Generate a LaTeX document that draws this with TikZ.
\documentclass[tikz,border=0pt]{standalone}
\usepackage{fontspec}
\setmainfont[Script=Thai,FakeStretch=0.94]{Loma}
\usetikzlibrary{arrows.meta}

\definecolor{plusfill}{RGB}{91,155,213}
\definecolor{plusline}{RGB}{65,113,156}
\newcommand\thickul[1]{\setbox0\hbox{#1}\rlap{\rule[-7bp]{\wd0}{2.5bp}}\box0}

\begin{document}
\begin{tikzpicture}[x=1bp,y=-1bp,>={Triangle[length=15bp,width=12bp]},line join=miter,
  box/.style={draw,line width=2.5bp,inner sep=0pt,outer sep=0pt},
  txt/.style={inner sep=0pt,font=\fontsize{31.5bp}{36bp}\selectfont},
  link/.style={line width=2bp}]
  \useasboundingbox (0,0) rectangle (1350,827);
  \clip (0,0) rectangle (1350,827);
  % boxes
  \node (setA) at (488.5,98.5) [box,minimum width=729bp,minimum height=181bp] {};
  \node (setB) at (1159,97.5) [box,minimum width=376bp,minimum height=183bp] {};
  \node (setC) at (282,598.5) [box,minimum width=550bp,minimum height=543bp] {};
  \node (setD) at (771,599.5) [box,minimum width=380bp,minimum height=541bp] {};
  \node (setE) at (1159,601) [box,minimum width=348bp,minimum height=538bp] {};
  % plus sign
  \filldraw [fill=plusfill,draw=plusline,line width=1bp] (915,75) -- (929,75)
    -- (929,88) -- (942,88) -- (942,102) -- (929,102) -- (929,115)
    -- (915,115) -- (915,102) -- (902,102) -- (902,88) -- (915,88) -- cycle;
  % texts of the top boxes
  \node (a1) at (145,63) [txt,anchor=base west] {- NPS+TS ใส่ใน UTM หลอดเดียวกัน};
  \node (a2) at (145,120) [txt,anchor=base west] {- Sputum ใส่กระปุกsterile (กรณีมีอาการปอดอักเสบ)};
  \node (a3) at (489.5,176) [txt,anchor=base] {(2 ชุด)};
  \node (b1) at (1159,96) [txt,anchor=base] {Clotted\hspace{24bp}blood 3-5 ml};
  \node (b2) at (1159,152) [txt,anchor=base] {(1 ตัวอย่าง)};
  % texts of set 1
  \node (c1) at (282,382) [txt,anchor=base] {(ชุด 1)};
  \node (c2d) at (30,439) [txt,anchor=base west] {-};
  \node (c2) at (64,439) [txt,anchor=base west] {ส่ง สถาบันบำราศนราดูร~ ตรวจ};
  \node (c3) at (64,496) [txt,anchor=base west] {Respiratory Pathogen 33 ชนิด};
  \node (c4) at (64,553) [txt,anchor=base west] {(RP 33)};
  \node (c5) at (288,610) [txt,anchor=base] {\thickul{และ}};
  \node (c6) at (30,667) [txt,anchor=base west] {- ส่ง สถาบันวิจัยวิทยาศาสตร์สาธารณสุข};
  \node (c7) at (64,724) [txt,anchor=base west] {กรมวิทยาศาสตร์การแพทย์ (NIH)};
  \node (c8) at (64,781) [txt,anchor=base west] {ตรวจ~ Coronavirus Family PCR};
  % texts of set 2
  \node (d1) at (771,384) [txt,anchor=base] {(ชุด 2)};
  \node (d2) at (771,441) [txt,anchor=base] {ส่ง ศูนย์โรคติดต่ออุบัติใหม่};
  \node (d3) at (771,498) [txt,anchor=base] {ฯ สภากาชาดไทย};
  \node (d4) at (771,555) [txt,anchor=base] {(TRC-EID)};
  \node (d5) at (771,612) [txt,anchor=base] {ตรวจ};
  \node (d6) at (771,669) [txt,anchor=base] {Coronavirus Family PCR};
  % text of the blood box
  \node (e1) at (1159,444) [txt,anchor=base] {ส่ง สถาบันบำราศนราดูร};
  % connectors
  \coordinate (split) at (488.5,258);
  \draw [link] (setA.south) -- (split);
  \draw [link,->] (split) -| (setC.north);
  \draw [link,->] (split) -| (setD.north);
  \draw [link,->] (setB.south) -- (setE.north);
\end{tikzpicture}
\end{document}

• _Your task_
Output all of the data again. Match it exactly.

• _The answer_
Generate a LaTeX document that draws this with TikZ.
\documentclass[tikz,border=0pt]{standalone}
\usepackage{fontspec}
\setmainfont[Script=Thai,FakeStretch=0.94]{Loma}
\usetikzlibrary{arrows.meta}

\definecolor{plusfill}{RGB}{91,155,213}
\definecolor{plusline}{RGB}{65,113,156}
\newcommand\thickul[1]{\setbox0\hbox{#1}\rlap{\rule[-7bp]{\wd0}{2.5bp}}\box0}

\begin{document}
\begin{tikzpicture}[x=1bp,y=-1bp,>={Triangle[length=15bp,width=12bp]},line join=miter,
  box/.style={draw,line width=2.5bp,inner sep=0pt,outer sep=0pt},
  txt/.style={inner sep=0pt,font=\fontsize{31.5bp}{36bp}\selectfont},
  link/.style={line width=2bp}]
  \useasboundingbox (0,0) rectangle (1350,827);
  \clip (0,0) rectangle (1350,827);
  % boxes
  \node (setA) at (488.5,98.5) [box,minimum width=729bp,minimum height=181bp] {};
  \node (setB) at (1159,97.5) [box,minimum width=376bp,minimum height=183bp] {};
  \node (setC) at (282,598.5) [box,minimum width=550bp,minimum height=543bp] {};
  \node (setD) at (771,599.5) [box,minimum width=380bp,minimum height=541bp] {};
  \node (setE) at (1159,601) [box,minimum width=348bp,minimum height=538bp] {};
  % plus sign
  \filldraw [fill=plusfill,draw=plusline,line width=1bp] (915,75) -- (929,75)
    -- (929,88) -- (942,88) -- (942,102) -- (929,102) -- (929,115)
    -- (915,115) -- (915,102) -- (902,102) -- (902,88) -- (915,88) -- cycle;
  % texts of the top boxes
  \node (a1) at (145,63) [txt,anchor=base west] {- NPS+TS ใส่ใน UTM หลอดเดียวกัน};
  \node (a2) at (145,120) [txt,anchor=base west] {- Sputum ใส่กระปุกsterile (กรณีมีอาการปอดอักเสบ)};
  \node (a3) at (489.5,176) [txt,anchor=base] {(2 ชุด)};
  \node (b1) at (1159,96) [txt,anchor=base] {Clotted\hspace{24bp}blood 3-5 ml};
  \node (b2) at (1159,152) [txt,anchor=base] {(1 ตัวอย่าง)};
  % texts of set 1
  \node (c1) at (282,382) [txt,anchor=base] {(ชุด 1)};
  \node (c2d) at (30,439) [txt,anchor=base west] {-};
  \node (c2) at (64,439) [txt,anchor=base west] {ส่ง สถาบันบำราศนราดูร~ ตรวจ};
  \node (c3) at (64,496) [txt,anchor=base west] {Respiratory Pathogen 33 ชนิด};
  \node (c4) at (64,553) [txt,anchor=base west] {(RP 33)};
  \node (c5) at (288,610) [txt,anchor=base] {\thickul{และ}};
  \node (c6) at (30,667) [txt,anchor=base west] {- ส่ง สถาบันวิจัยวิทยาศาสตร์สาธารณสุข};
  \node (c7) at (64,724) [txt,anchor=base west] {กรมวิทยาศาสตร์การแพทย์ (NIH)};
  \node (c8) at (64,781) [txt,anchor=base west] {ตรวจ~ Coronavirus Family PCR};
  % texts of set 2
  \node (d1) at (771,384) [txt,anchor=base] {(ชุด 2)};
  \node (d2) at (771,441) [txt,anchor=base] {ส่ง ศูนย์โรคติดต่ออุบัติใหม่};
  \node (d3) at (771,498) [txt,anchor=base] {ฯ สภากาชาดไทย};
  \node (d4) at (771,555) [txt,anchor=base] {(TRC-EID)};
  \node (d5) at (771,612) [txt,anchor=base] {ตรวจ};
  \node (d6) at (771,669) [txt,anchor=base] {Coronavirus Family PCR};
  % text of the blood box
  \node (e1) at (1159,444) [txt,anchor=base] {ส่ง สถาบันบำราศนราดูร};
  % connectors
  \coordinate (split) at (488.5,258);
  \draw [link] (setA.south) -- (split);
  \draw [link,->] (split) -| (setC.north);
  \draw [link,->] (split) -| (setD.north);
  \draw [link,->] (setB.south) -- (setE.north);
\end{tikzpicture}
\end{document}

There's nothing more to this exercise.